Atomic number Z = number of protons (also electrons if neutral) Period (row) = highest occupied electron shell (1 to 7) Group (column) = number of valence (outer-shell) electrons Reading order = left to right, top to bottom, by rising Z
Moving left to right across a period adds one proton and one electron at a time, so elements shift gradually from reactive metals, through metalloids, to non-metals and finally a noble gas. Moving down a group keeps the valence count the same, which is why a column shares a family resemblance.
Worked example: reading sodium
Take sodium, symbol Na, at atomic number 11.
- Atomic number 11: the nucleus has 11 protons, and a neutral atom has 11 electrons.
- Electron shells: 2 in the first, 8 in the second, 1 in the third, so sodium sits in period 3.
- Valence electrons: just 1 in the outer shell, placing it in group 1.
- Group 1 means alkali metal: it gives up that single electron easily, forming a 1+ ion.
- Predicted behaviour: soft, very reactive, reacts vigorously with water, and pairs with group 17 elements like chlorine to make salts (NaCl).
The main element families
Elements are coloured by family, each defined by shared outer-electron structure and behaviour.
| Family | Group(s) | Characteristic |
|---|---|---|
| Alkali metals | 1 | Soft, very reactive, form 1+ ions |
| Alkaline earth metals | 2 | Reactive, form 2+ ions |
| Transition metals | 3 to 12 | Hard, dense, multiple oxidation states |
| Metalloids | along the metal/non-metal line | Semiconducting, mixed properties |
| Halogens | 17 | Very reactive non-metals, form 1- ions |
| Noble gases | 18 | Full outer shell, almost inert |
| Lanthanides / actinides | f-block | Rare earths and radioactive metals |
Common pitfalls
- Confusing atomic number with atomic mass. The atomic number is the proton count and is always a whole number; atomic mass is roughly protons plus neutrons and is usually a decimal average over isotopes.
- Assuming group numbers run 1 to 8. The modern convention numbers groups 1 to 18 across the full table, including the transition metals.
- Placing hydrogen with a fixed family. Hydrogen has one electron like group 1 but behaves uniquely and is often shown apart; it is not a typical alkali metal.
- Reading periods and groups the wrong way.
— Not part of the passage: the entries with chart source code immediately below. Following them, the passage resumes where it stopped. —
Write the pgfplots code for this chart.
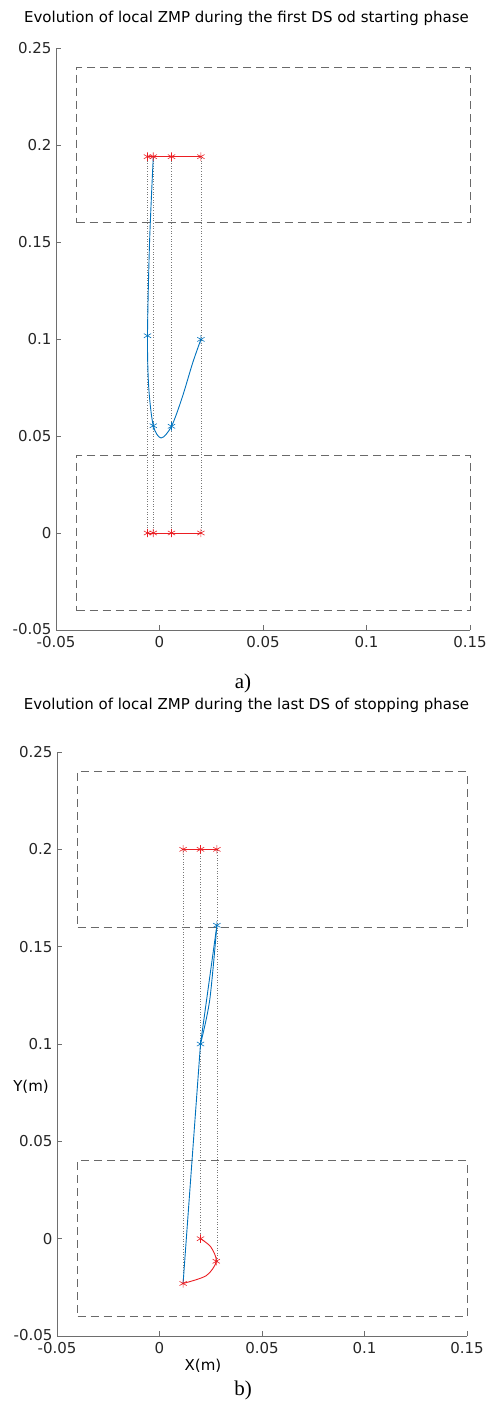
\documentclass[border=0pt]{standalone}
\usepackage{pgfplots}
\pgfplotsset{compat=1.18}
\usepackage{fontspec}
\setmainfont{DejaVu Sans}
\newfontfamily\capfont{Liberation Serif}
\definecolor{mblue}{RGB}{0,114,189}
\definecolor{mred}{RGB}{235,30,35}
\definecolor{axgray}{RGB}{110,110,110}
\definecolor{boxgray}{RGB}{105,105,105}
\definecolor{dotgray}{RGB}{120,120,120}
\pgfplotsset{
  zmp/.style={
    scale only axis,
    xmin=-0.05,xmax=0.15,ymin=-0.05,ymax=0.25,
    axis lines*=left,
    axis line style={axgray,line width=0.7pt},
    tick align=inside,
    major tick length=5pt,
    tick style={axgray,line width=0.7pt},
    xtick={-0.05,0,0.05,0.1,0.15},
    xticklabels={-0.05,0,0.05,0.1,0.15},
    ytick={-0.05,0,0.05,0.1,0.15,0.2,0.25},
    yticklabels={\raisebox{3pt}{-0.05},0,0.05,0.1,0.15,0.2,0.25},
    ticklabel style={font=\fontsize{15}{17}\selectfont, text=black!85},
    xticklabel style={yshift=-3pt},
    yticklabel style={xshift=-1pt},
    clip=false,
  },
  rect/.style={boxgray,line width=0.9pt,dash pattern=on 8pt off 5pt},
  vdot/.style={dotgray,line width=0.6pt,dotted},
  redl/.style={mred,line width=0.9pt},
  redm/.style={mred,only marks,mark=asterisk,mark size=4.2pt,mark options={line width=0.6pt}},
  bluel/.style={mblue,line width=0.9pt},
  bluem/.style={mblue,only marks,mark=asterisk,mark size=4.2pt,mark options={line width=0.6pt}},
}
\begin{document}
\begin{tikzpicture}
\path[use as bounding box] (0,0) rectangle (486pt,-1409pt);
% ---------- a) ----------
\begin{axis}[zmp, at={(56pt,-630pt)}, anchor=south west, width=414pt, height=582pt]
\addplot[rect] coordinates {(-0.04,0.16) (0.15,0.16) (0.15,0.24) (-0.04,0.24) (-0.04,0.16)};
\addplot[rect] coordinates {(-0.04,-0.04) (0.15,-0.04) (0.15,0.04) (-0.04,0.04) (-0.04,-0.04)};
\addplot[vdot] coordinates {(-0.0058,0) (-0.0058,0.194)};
\addplot[vdot] coordinates {(-0.003,0) (-0.003,0.194)};
\addplot[vdot] coordinates {(0.0058,0) (0.0058,0.194)};
\addplot[vdot] coordinates {(0.02,0) (0.02,0.194)};
\addplot[bluel,smooth,tension=0.5] coordinates {
(-0.003,0.194) (-0.0048,0.15) (-0.0058,0.1017) (-0.0052,0.075) (-0.003,0.0553) (0.0008,0.049) (0.0058,0.055) (0.011,0.070) (0.016,0.0876) (0.02,0.0998)};
\addplot[bluem] coordinates {(-0.0058,0.1017) (-0.003,0.0553) (0.0058,0.055) (0.02,0.0998)};
\addplot[redl] coordinates {(-0.0058,0.194) (-0.003,0.194) (0.0058,0.194) (0.02,0.194)};
\addplot[redm] coordinates {(-0.0058,0.194) (-0.003,0.194) (0.0058,0.194) (0.02,0.194)};
\addplot[redl] coordinates {(-0.0058,0) (-0.003,0) (0.0058,0) (0.02,0)};
\addplot[redm] coordinates {(-0.0058,0) (-0.003,0) (0.0058,0) (0.02,0)};
\end{axis}
% ---------- b) ----------
\begin{axis}[zmp, at={(57pt,-1336pt)}, anchor=south west, width=410pt, height=584pt]
\addplot[rect] coordinates {(-0.04,0.16) (0.15,0.16) (0.15,0.24) (-0.04,0.24) (-0.04,0.16)};
\addplot[rect] coordinates {(-0.04,-0.04) (0.15,-0.04) (0.15,0.04) (-0.04,0.04) (-0.04,-0.04)};
\addplot[vdot] coordinates {(0.0115,-0.023) (0.0115,0.2)};
\addplot[vdot] coordinates {(0.02,0) (0.02,0.2)};
\addplot[vdot] coordinates {(0.028,-0.0116) (0.028,0.2)};
\addplot[bluel] coordinates {(0.0115,-0.023) (0.02,0.1) (0.028,0.161)};
\addplot[bluel,smooth] coordinates {(0.028,0.161) (0.0245,0.1226) (0.02,0.1)};
\addplot[bluem] coordinates {(0.02,0.1) (0.028,0.161)};
\addplot[redl,smooth] coordinates {(0.02,0.0) (0.025,-0.0042) (0.0277,-0.0116) (0.0228,-0.0190) (0.0115,-0.023)};
\addplot[redm] coordinates {(0.02,0.0) (0.0277,-0.0116) (0.0115,-0.023)};
\addplot[redl] coordinates {(0.0115,0.2) (0.02,0.2) (0.028,0.2)};
\addplot[redm] coordinates {(0.0115,0.2) (0.02,0.2) (0.028,0.2)};
\end{axis}
% titles and labels
\node[font=\fontsize{15}{17}\selectfont] at (246.5pt,-18pt) {Evolution of local ZMP during the first DS od starting phase};
\node[font=\fontsize{15}{17}\selectfont] at (246.5pt,-705pt) {Evolution of local ZMP during the last DS of stopping phase};
\node[font=\fontsize{15}{17}\selectfont] at (31pt,-1087pt) {Y(m)};
\node[font=\fontsize{15}{17}\selectfont] at (203pt,-1366pt) {X(m)};
\node[font=\capfont\fontsize{21}{23}\selectfont] at (243pt,-683pt) {a)};
\node[font=\capfont\fontsize{21}{23}\selectfont] at (243pt,-1390pt) {b)};
\end{tikzpicture}
\end{document}
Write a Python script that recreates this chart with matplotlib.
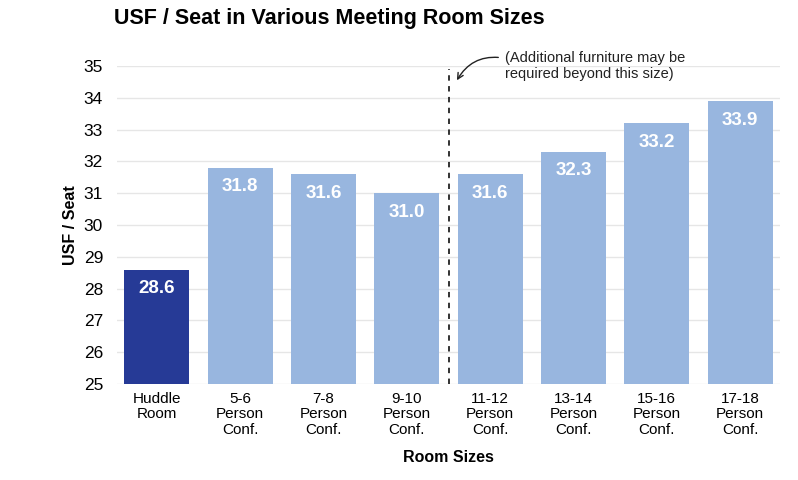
import matplotlib.pyplot as plt

plt.rcParams['font.family'] = ['Liberation Sans', 'DejaVu Sans']

rooms = ['Huddle\nRoom', '5-6\nPerson\nConf.', '7-8\nPerson\nConf.', '9-10\nPerson\nConf.',
         '11-12\nPerson\nConf.', '13-14\nPerson\nConf.', '15-16\nPerson\nConf.', '17-18\nPerson\nConf.']
usf = [28.6, 31.8, 31.6, 31.0, 31.6, 32.3, 33.2, 33.9]
yticks = [25, 26, 27, 28, 29, 30, 31, 32, 33, 34, 35]

dark = '#263a96'
light = '#98b6df'
colors = [dark] + [light] * (len(usf) - 1)

fig = plt.figure(figsize=(7.98, 4.8), dpi=100)
ax = fig.add_axes([0.1466, 0.2, 0.831, 0.6625])

x = list(range(len(usf)))
ax.bar(x, [v - 25 for v in usf], bottom=25, width=0.78, color=colors, zorder=3)

for i, v in enumerate(usf):
    ax.text(i, v - 0.6, f'{v:.1f}', ha='center', va='center', color='white',
            fontsize=13.5, fontweight='bold', zorder=4)

ax.set_ylim(25, 35)
ax.set_xlim(-0.48, 7.48)
ax.set_yticks(yticks)
ax.set_xticks(x)
ax.set_xticklabels(rooms, fontsize=11, linespacing=1.1)
ax.tick_params(axis='y', labelsize=12.5, length=0, pad=10)
ax.tick_params(axis='x', length=0, pad=6)
ax.grid(axis='y', color='#e6e6e6', linewidth=1, zorder=0)
for s in ax.spines.values():
    s.set_visible(False)

ax.axvline(3.5, ymin=0, ymax=0.99, color='#222222', linestyle=(0, (3, 3)), linewidth=1.3, zorder=4)

ax.annotate('(Additional furniture may be\nrequired beyond this size)',
            xy=(3.6, 34.55), xytext=(4.18, 35.0), fontsize=10.5, color='#222222',
            ha='left', va='center', linespacing=1.25, annotation_clip=False,
            arrowprops=dict(arrowstyle='->', color='#222222', lw=1,
                            connectionstyle='arc3,rad=0.35', shrinkA=3, shrinkB=0,
                            relpos=(0, 0.75)))

ax.set_ylabel('USF / Seat', fontsize=11.5, fontweight='bold', labelpad=4)
ax.set_xlabel('Room Sizes', fontsize=11.5, fontweight='bold', labelpad=10)

fig.text(0.143, 0.962, 'USF / Seat in Various Meeting Room Sizes', fontsize=15.5,
         fontweight='bold', ha='left', va='center')

fig.savefig('out.png', dpi=100)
Periods are horizontal rows, groups are vertical columns. Properties trend gradually across a period and repeat down a group.
- Thinking all elements are natural. Elements above 94 are synthetic and many exist only for moments before decaying.
- Ignoring the lanthanides and actinides. The two detached rows belong inside the table; they are pulled out only to keep the chart a sensible width.
Related tools
Frequently asked questions
How is the periodic table organised?
Elements are arranged by increasing atomic number, which is the number of protons. Rows are called periods and correspond to electron shells, while columns are called groups and contain elements with similar chemical behaviour because they share the same number of outer-shell electrons.
What is the difference between a period and a group?
A period is a horizontal row; moving across it, atomic number rises one at a time and properties shift gradually. A group is a vertical column; elements within it react in similar ways, such as the highly reactive alkali metals in group 1 or the inert noble gases in group 18.
What does the atomic number tell me?
The atomic number equals the number of protons in the nucleus, and in a neutral atom it also equals the number of electrons. It uniquely identifies the element and sets its position in the table. Hydrogen is 1, carbon is 6, and oxygen is 8.
Why do elements in the same group behave alike?
Because chemical reactions are driven by the outermost electrons, and elements in a group all have the same number of them. Group 1 metals each have one outer electron they readily give up, while group 17 halogens each need just one more electron, which is why both groups are so reactive.
How many elements are there?
There are 118 confirmed elements, numbered 1 (hydrogen) through 118 (oganesson). The first 94 occur naturally on Earth in at least trace amounts, and elements 95 and above are synthetic, created in particle accelerators and often existing only for fractions of a second.